President Bush's fleeting mention of the problem in his State of the Union address last month was seen as significant, even as he stressed alternative fuels and new technologies -- not legal limits on emissions -- as solutions.


On Capitol Hill, there have been almost daily hearings on the consequences of and responses to human-induced climate warming, including an extraordinary Senate meeting where dozens of lawmakers themselves testified on the subject.


Sens. John McCain and Joe Lieberman, an Arizona Republican and a Connecticut independent, have introduced legislation that would require caps on carbon emissions. Lieberman predicted that a U.S. measure requiring cuts in greenhouse gas emissions would be law by late 2008 or early 2009.


They were among other legislators, including House Speaker Nancy Pelosi, a California Democrat with longstanding environmental credentials, who addressed a World Bank-sponsored global forum on climate change last week.


Their talk of mandatory U.S. emissions limits got a warm response from participants from the Group of Eight industrialized nations, as well as developing countries China, India, Brazil, Mexico and South Africa.


The forum's final statement, non-binding but ringing, stated: "Climate change is a global issue and there is an obligation on us all to take action, in line with our capabilities and historic responsibilities."


The statement said that establishing a market value for greenhouse gas emissions was "the most efficient and powerful way to stimulate investment" in new technologies.


DEFENDING BUSH'S POSITION


That is in line with an extraordinary call by an unexpected coalition of corporate leaders and environmental groups for federal legislation to cap carbon. The group, known as the U.S. Climate Action Partnership, made it plain at a Jan. 22 Washington news conference that this would offer opportunities for business, and that a national law was preferable to a patchwork of state and local regulations.


The Bush administration has rejected mandatory caps on emissions of carbon dioxide and other gases that contribute to a documented rise in world temperatures -- which in turn are linked to more severe storms, worse droughts, rising seas and other ills.


The White House has recently been on the defensive, especially since the Feb. 2 release of a report by the Intergovernmental Panel on Climate Change, which called global warming "unequivocal" and said with 90 percent probability that human activities help cause it.


White House spokesman Tony Snow said Feb. 7 that the United States had done a better job of cutting carbon emissions than had the European Union; he was referring to figures from 2000 to 2004, a narrow timespan that some analysts have said gives a misleading picture of U.S. progress.

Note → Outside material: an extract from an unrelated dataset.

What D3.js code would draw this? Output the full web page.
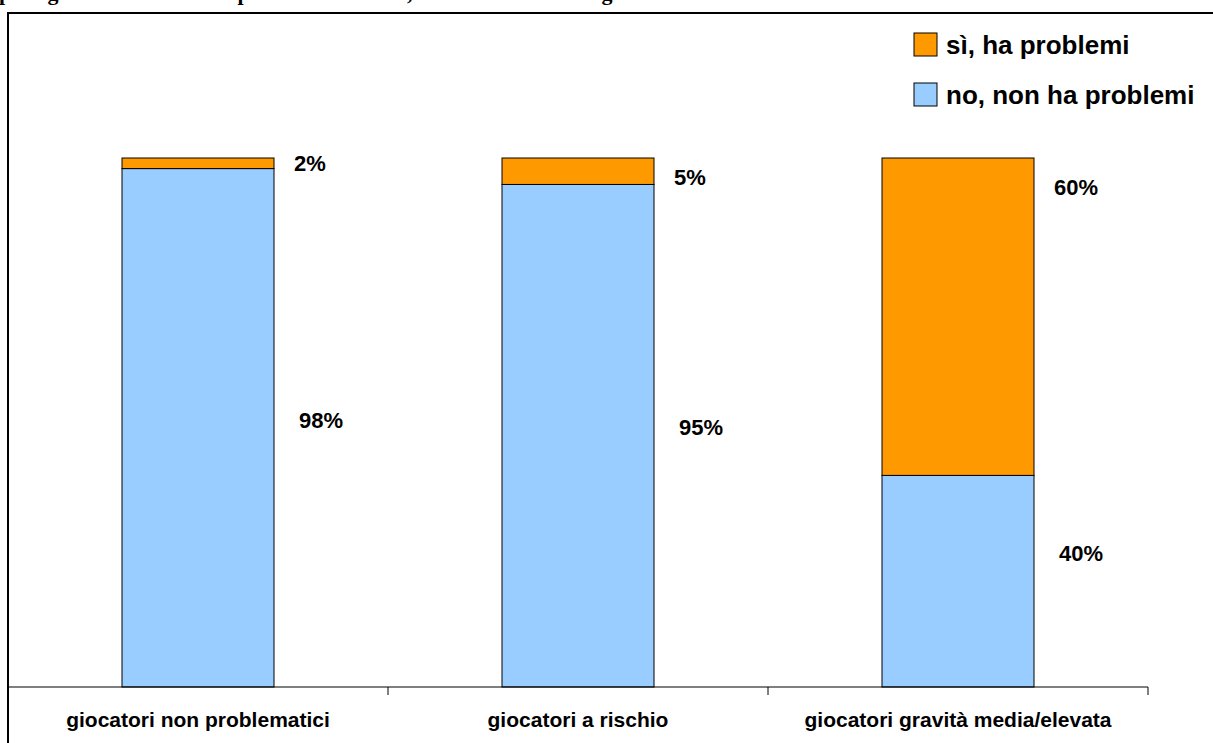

James Connaughton, head of the White House Council on Environmental Quality, defended Snow in a telephone interview.


"Tony was responding to a lot of assertions ... that the United States is doing nothing to address its emissions," Connaughton said. "When all is said and done, we're all making about the same rate of progress. So this is the most important point: There's a popular mythology that somehow Europe is doing more than the United States is. That's not true."


He said the 2000-2004 period covered President Bush's time in office. Bush came to the White House in 2001; Energy Department figures show that between 2001 and 2004 the European Union outstripped the United States in curbing carbon emissions. The 2004 figures are the most recent available.